(PROBLEM):
Reproduce exactly the opening lines of the listing, stopping after the line that contains "d => colors[seriesNames.indexOf(d.s)]);" and including it.

(SUPPLIED MATERIAL):
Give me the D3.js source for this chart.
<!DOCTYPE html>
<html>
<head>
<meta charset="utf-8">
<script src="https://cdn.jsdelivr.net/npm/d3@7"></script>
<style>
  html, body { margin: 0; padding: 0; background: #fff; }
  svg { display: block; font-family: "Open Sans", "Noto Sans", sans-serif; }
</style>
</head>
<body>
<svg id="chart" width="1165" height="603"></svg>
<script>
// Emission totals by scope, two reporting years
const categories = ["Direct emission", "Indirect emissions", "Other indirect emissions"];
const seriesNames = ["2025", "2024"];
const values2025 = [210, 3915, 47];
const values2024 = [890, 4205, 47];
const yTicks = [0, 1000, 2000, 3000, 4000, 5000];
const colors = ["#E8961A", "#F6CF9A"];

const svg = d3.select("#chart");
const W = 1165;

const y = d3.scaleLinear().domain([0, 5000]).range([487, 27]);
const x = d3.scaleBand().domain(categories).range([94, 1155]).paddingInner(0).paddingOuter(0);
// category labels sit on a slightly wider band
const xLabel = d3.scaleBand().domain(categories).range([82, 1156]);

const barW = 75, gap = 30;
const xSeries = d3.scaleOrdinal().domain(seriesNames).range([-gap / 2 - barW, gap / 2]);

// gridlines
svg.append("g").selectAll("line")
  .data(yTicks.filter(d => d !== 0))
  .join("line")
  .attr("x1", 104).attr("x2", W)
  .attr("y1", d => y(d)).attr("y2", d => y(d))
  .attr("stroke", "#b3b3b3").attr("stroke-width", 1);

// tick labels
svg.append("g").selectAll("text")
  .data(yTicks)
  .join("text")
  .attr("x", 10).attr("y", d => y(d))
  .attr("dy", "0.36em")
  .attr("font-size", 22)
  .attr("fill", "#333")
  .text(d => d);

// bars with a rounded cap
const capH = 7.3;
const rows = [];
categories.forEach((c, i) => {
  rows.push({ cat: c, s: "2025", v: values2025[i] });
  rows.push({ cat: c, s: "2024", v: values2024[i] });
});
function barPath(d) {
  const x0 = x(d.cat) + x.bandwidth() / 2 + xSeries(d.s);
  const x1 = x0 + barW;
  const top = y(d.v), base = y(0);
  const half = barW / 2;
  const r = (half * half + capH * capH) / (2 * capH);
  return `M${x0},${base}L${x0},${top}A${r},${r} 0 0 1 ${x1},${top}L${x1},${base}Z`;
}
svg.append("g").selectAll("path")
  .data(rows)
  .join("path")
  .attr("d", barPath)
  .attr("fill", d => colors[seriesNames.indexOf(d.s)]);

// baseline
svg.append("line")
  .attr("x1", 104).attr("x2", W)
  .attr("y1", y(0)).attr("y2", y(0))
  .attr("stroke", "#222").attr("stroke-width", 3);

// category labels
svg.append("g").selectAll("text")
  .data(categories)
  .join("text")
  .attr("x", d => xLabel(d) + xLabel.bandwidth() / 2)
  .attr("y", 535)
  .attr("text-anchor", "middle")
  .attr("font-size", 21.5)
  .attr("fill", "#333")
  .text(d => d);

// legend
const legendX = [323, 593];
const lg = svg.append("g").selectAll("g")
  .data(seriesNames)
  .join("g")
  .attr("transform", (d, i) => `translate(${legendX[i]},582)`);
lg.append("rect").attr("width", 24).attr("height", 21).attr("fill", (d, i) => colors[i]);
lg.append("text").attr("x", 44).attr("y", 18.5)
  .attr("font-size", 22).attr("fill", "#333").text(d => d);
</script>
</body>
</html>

(ANSWER TO THE TASK):
Give me the D3.js source for this chart.
<!DOCTYPE html>
<html>
<head>
<meta charset="utf-8">
<script src="https://cdn.jsdelivr.net/npm/d3@7"></script>
<style>
  html, body { margin: 0; padding: 0; background: #fff; }
  svg { display: block; font-family: "Open Sans", "Noto Sans", sans-serif; }
</style>
</head>
<body>
<svg id="chart" width="1165" height="603"></svg>
<script>
// Emission totals by scope, two reporting years
const categories = ["Direct emission", "Indirect emissions", "Other indirect emissions"];
const seriesNames = ["2025", "2024"];
const values2025 = [210, 3915, 47];
const values2024 = [890, 4205, 47];
const yTicks = [0, 1000, 2000, 3000, 4000, 5000];
const colors = ["#E8961A", "#F6CF9A"];

const svg = d3.select("#chart");
const W = 1165;

const y = d3.scaleLinear().domain([0, 5000]).range([487, 27]);
const x = d3.scaleBand().domain(categories).range([94, 1155]).paddingInner(0).paddingOuter(0);
// category labels sit on a slightly wider band
const xLabel = d3.scaleBand().domain(categories).range([82, 1156]);

const barW = 75, gap = 30;
const xSeries = d3.scaleOrdinal().domain(seriesNames).range([-gap / 2 - barW, gap / 2]);

// gridlines
svg.append("g").selectAll("line")
  .data(yTicks.filter(d => d !== 0))
  .join("line")
  .attr("x1", 104).attr("x2", W)
  .attr("y1", d => y(d)).attr("y2", d => y(d))
  .attr("stroke", "#b3b3b3").attr("stroke-width", 1);

// tick labels
svg.append("g").selectAll("text")
  .data(yTicks)
  .join("text")
  .attr("x", 10).attr("y", d => y(d))
  .attr("dy", "0.36em")
  .attr("font-size", 22)
  .attr("fill", "#333")
  .text(d => d);

// bars with a rounded cap
const capH = 7.3;
const rows = [];
categories.forEach((c, i) => {
  rows.push({ cat: c, s: "2025", v: values2025[i] });
  rows.push({ cat: c, s: "2024", v: values2024[i] });
});
function barPath(d) {
  const x0 = x(d.cat) + x.bandwidth() / 2 + xSeries(d.s);
  const x1 = x0 + barW;
  const top = y(d.v), base = y(0);
  const half = barW / 2;
  const r = (half * half + capH * capH) / (2 * capH);
  return `M${x0},${base}L${x0},${top}A${r},${r} 0 0 1 ${x1},${top}L${x1},${base}Z`;
}
svg.append("g").selectAll("path")
  .data(rows)
  .join("path")
  .attr("d", barPath)
  .attr("fill", d => colors[seriesNames.indexOf(d.s)]);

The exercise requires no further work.